--- start Provided material ---

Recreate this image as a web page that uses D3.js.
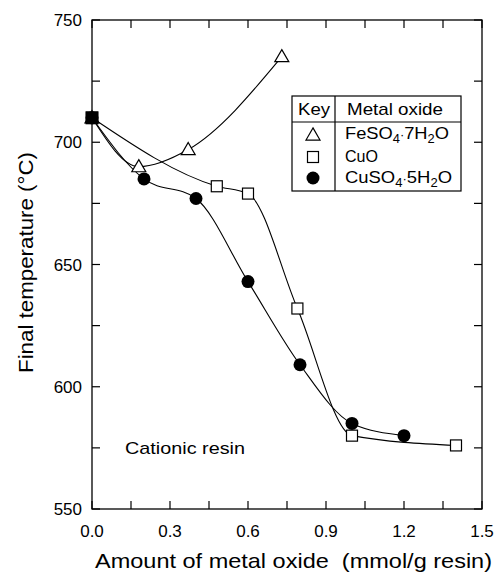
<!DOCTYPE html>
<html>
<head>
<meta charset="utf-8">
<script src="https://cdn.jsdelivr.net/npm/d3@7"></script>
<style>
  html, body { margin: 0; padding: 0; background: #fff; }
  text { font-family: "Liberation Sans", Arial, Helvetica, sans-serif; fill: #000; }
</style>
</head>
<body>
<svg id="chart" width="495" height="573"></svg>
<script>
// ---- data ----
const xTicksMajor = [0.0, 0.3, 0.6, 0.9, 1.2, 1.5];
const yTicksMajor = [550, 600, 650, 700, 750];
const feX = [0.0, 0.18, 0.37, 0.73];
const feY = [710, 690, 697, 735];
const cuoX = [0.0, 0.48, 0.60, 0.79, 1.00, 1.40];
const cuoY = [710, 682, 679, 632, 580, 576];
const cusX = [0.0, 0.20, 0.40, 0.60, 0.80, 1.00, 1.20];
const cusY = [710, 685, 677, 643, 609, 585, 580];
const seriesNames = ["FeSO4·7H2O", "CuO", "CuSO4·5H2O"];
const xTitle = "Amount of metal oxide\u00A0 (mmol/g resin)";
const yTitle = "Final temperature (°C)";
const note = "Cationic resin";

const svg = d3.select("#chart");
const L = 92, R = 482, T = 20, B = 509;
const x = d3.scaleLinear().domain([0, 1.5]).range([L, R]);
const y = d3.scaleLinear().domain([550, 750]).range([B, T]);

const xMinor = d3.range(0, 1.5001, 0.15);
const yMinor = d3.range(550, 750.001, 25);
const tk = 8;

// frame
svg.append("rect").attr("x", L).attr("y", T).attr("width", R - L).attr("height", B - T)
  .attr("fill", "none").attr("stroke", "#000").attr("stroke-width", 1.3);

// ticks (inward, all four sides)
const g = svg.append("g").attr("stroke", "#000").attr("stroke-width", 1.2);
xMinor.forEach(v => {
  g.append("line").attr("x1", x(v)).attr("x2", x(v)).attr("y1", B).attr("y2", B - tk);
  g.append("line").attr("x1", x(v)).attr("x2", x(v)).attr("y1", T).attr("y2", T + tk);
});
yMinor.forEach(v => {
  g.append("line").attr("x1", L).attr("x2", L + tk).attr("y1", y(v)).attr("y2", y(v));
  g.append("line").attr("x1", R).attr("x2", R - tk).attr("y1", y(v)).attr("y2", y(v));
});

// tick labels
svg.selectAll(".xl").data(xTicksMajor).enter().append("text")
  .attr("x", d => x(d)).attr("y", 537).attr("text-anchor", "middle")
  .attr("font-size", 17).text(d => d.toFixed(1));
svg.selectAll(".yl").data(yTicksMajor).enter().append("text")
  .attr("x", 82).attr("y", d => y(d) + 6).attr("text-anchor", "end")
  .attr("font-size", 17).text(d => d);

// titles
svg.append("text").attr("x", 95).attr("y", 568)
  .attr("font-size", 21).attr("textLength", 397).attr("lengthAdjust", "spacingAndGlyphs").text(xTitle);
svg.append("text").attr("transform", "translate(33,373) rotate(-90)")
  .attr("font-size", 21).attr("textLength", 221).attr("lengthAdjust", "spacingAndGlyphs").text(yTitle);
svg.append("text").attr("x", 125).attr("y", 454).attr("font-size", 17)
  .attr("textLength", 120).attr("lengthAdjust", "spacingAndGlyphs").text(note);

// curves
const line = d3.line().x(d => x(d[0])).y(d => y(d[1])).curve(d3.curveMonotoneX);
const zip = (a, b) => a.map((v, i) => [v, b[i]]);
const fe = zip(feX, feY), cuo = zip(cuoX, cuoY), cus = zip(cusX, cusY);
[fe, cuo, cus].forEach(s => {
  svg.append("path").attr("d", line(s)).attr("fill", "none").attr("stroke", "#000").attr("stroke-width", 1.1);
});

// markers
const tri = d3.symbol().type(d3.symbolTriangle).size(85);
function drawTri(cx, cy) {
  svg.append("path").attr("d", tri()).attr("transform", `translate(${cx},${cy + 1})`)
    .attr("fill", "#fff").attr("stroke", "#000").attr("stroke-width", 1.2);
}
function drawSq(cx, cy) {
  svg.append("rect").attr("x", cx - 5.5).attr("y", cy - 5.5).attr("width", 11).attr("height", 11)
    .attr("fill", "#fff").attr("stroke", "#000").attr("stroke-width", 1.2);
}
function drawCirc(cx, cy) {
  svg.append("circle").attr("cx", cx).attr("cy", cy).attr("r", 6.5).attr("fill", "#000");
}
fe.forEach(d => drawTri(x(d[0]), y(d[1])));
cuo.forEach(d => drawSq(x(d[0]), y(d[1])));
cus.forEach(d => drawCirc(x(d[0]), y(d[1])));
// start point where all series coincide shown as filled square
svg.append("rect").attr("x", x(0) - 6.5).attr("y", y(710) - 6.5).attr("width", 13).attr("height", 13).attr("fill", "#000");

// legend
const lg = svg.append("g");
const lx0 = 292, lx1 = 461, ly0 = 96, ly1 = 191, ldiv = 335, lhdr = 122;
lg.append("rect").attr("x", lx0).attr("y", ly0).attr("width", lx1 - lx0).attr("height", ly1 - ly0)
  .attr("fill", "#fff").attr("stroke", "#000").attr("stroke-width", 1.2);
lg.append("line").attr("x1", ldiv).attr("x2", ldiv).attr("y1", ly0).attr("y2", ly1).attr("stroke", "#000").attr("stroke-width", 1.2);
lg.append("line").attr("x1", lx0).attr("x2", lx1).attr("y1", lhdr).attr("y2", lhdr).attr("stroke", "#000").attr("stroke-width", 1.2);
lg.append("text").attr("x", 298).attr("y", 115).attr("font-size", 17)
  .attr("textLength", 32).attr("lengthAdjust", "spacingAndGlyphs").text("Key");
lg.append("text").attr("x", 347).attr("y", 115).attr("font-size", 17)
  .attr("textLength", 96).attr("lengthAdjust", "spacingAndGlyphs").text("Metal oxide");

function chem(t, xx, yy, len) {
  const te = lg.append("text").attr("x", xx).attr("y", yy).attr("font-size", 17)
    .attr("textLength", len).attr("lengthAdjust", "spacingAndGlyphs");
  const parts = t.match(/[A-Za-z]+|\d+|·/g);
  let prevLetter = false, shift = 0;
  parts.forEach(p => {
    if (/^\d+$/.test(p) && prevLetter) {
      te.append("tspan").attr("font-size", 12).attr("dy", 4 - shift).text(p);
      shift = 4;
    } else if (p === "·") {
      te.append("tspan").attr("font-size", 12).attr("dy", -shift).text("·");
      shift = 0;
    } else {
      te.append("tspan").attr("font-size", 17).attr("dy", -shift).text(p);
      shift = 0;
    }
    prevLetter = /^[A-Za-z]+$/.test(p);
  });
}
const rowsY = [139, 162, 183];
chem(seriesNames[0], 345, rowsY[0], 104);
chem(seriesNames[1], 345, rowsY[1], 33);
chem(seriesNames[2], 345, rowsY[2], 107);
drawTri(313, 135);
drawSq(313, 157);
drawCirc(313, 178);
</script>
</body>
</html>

--- end Provided material ---

§ Work required:
Restate the entire listing word for word, excluding pictures.

§ Finished exercise:
Recreate this image as a web page that uses D3.js.
<!DOCTYPE html>
<html>
<head>
<meta charset="utf-8">
<script src="https://cdn.jsdelivr.net/npm/d3@7"></script>
<style>
  html, body { margin: 0; padding: 0; background: #fff; }
  text { font-family: "Liberation Sans", Arial, Helvetica, sans-serif; fill: #000; }
</style>
</head>
<body>
<svg id="chart" width="495" height="573"></svg>
<script>
// ---- data ----
const xTicksMajor = [0.0, 0.3, 0.6, 0.9, 1.2, 1.5];
const yTicksMajor = [550, 600, 650, 700, 750];
const feX = [0.0, 0.18, 0.37, 0.73];
const feY = [710, 690, 697, 735];
const cuoX = [0.0, 0.48, 0.60, 0.79, 1.00, 1.40];
const cuoY = [710, 682, 679, 632, 580, 576];
const cusX = [0.0, 0.20, 0.40, 0.60, 0.80, 1.00, 1.20];
const cusY = [710, 685, 677, 643, 609, 585, 580];
const seriesNames = ["FeSO4·7H2O", "CuO", "CuSO4·5H2O"];
const xTitle = "Amount of metal oxide\u00A0 (mmol/g resin)";
const yTitle = "Final temperature (°C)";
const note = "Cationic resin";

const svg = d3.select("#chart");
const L = 92, R = 482, T = 20, B = 509;
const x = d3.scaleLinear().domain([0, 1.5]).range([L, R]);
const y = d3.scaleLinear().domain([550, 750]).range([B, T]);

const xMinor = d3.range(0, 1.5001, 0.15);
const yMinor = d3.range(550, 750.001, 25);
const tk = 8;

// frame
svg.append("rect").attr("x", L).attr("y", T).attr("width", R - L).attr("height", B - T)
  .attr("fill", "none").attr("stroke", "#000").attr("stroke-width", 1.3);

// ticks (inward, all four sides)
const g = svg.append("g").attr("stroke", "#000").attr("stroke-width", 1.2);
xMinor.forEach(v => {
  g.append("line").attr("x1", x(v)).attr("x2", x(v)).attr("y1", B).attr("y2", B - tk);
  g.append("line").attr("x1", x(v)).attr("x2", x(v)).attr("y1", T).attr("y2", T + tk);
});
yMinor.forEach(v => {
  g.append("line").attr("x1", L).attr("x2", L + tk).attr("y1", y(v)).attr("y2", y(v));
  g.append("line").attr("x1", R).attr("x2", R - tk).attr("y1", y(v)).attr("y2", y(v));
});

// tick labels
svg.selectAll(".xl").data(xTicksMajor).enter().append("text")
  .attr("x", d => x(d)).attr("y", 537).attr("text-anchor", "middle")
  .attr("font-size", 17).text(d => d.toFixed(1));
svg.selectAll(".yl").data(yTicksMajor).enter().append("text")
  .attr("x", 82).attr("y", d => y(d) + 6).attr("text-anchor", "end")
  .attr("font-size", 17).text(d => d);

// titles
svg.append("text").attr("x", 95).attr("y", 568)
  .attr("font-size", 21).attr("textLength", 397).attr("lengthAdjust", "spacingAndGlyphs").text(xTitle);
svg.append("text").attr("transform", "translate(33,373) rotate(-90)")
  .attr("font-size", 21).attr("textLength", 221).attr("lengthAdjust", "spacingAndGlyphs").text(yTitle);
svg.append("text").attr("x", 125).attr("y", 454).attr("font-size", 17)
  .attr("textLength", 120).attr("lengthAdjust", "spacingAndGlyphs").text(note);

// curves
const line = d3.line().x(d => x(d[0])).y(d => y(d[1])).curve(d3.curveMonotoneX);
const zip = (a, b) => a.map((v, i) => [v, b[i]]);
const fe = zip(feX, feY), cuo = zip(cuoX, cuoY), cus = zip(cusX, cusY);
[fe, cuo, cus].forEach(s => {
  svg.append("path").attr("d", line(s)).attr("fill", "none").attr("stroke", "#000").attr("stroke-width", 1.1);
});

// markers
const tri = d3.symbol().type(d3.symbolTriangle).size(85);
function drawTri(cx, cy) {
  svg.append("path").attr("d", tri()).attr("transform", `translate(${cx},${cy + 1})`)
    .attr("fill", "#fff").attr("stroke", "#000").attr("stroke-width", 1.2);
}
function drawSq(cx, cy) {
  svg.append("rect").attr("x", cx - 5.5).attr("y", cy - 5.5).attr("width", 11).attr("height", 11)
    .attr("fill", "#fff").attr("stroke", "#000").attr("stroke-width", 1.2);
}
function drawCirc(cx, cy) {
  svg.append("circle").attr("cx", cx).attr("cy", cy).attr("r", 6.5).attr("fill", "#000");
}
fe.forEach(d => drawTri(x(d[0]), y(d[1])));
cuo.forEach(d => drawSq(x(d[0]), y(d[1])));
cus.forEach(d => drawCirc(x(d[0]), y(d[1])));
// start point where all series coincide shown as filled square
svg.append("rect").attr("x", x(0) - 6.5).attr("y", y(710) - 6.5).attr("width", 13).attr("height", 13).attr("fill", "#000");

// legend
const lg = svg.append("g");
const lx0 = 292, lx1 = 461, ly0 = 96, ly1 = 191, ldiv = 335, lhdr = 122;
lg.append("rect").attr("x", lx0).attr("y", ly0).attr("width", lx1 - lx0).attr("height", ly1 - ly0)
  .attr("fill", "#fff").attr("stroke", "#000").attr("stroke-width", 1.2);
lg.append("line").attr("x1", ldiv).attr("x2", ldiv).attr("y1", ly0).attr("y2", ly1).attr("stroke", "#000").attr("stroke-width", 1.2);
lg.append("line").attr("x1", lx0).attr("x2", lx1).attr("y1", lhdr).attr("y2", lhdr).attr("stroke", "#000").attr("stroke-width", 1.2);
lg.append("text").attr("x", 298).attr("y", 115).attr("font-size", 17)
  .attr("textLength", 32).attr("lengthAdjust", "spacingAndGlyphs").text("Key");
lg.append("text").attr("x", 347).attr("y", 115).attr("font-size", 17)
  .attr("textLength", 96).attr("lengthAdjust", "spacingAndGlyphs").text("Metal oxide");

function chem(t, xx, yy, len) {
  const te = lg.append("text").attr("x", xx).attr("y", yy).attr("font-size", 17)
    .attr("textLength", len).attr("lengthAdjust", "spacingAndGlyphs");
  const parts = t.match(/[A-Za-z]+|\d+|·/g);
  let prevLetter = false, shift = 0;
  parts.forEach(p => {
    if (/^\d+$/.test(p) && prevLetter) {
      te.append("tspan").attr("font-size", 12).attr("dy", 4 - shift).text(p);
      shift = 4;
    } else if (p === "·") {
      te.append("tspan").attr("font-size", 12).attr("dy", -shift).text("·");
      shift = 0;
    } else {
      te.append("tspan").attr("font-size", 17).attr("dy", -shift).text(p);
      shift = 0;
    }
    prevLetter = /^[A-Za-z]+$/.test(p);
  });
}
const rowsY = [139, 162, 183];
chem(seriesNames[0], 345, rowsY[0], 104);
chem(seriesNames[1], 345, rowsY[1], 33);
chem(seriesNames[2], 345, rowsY[2], 107);
drawTri(313, 135);
drawSq(313, 157);
drawCirc(313, 178);
</script>
</body>
</html>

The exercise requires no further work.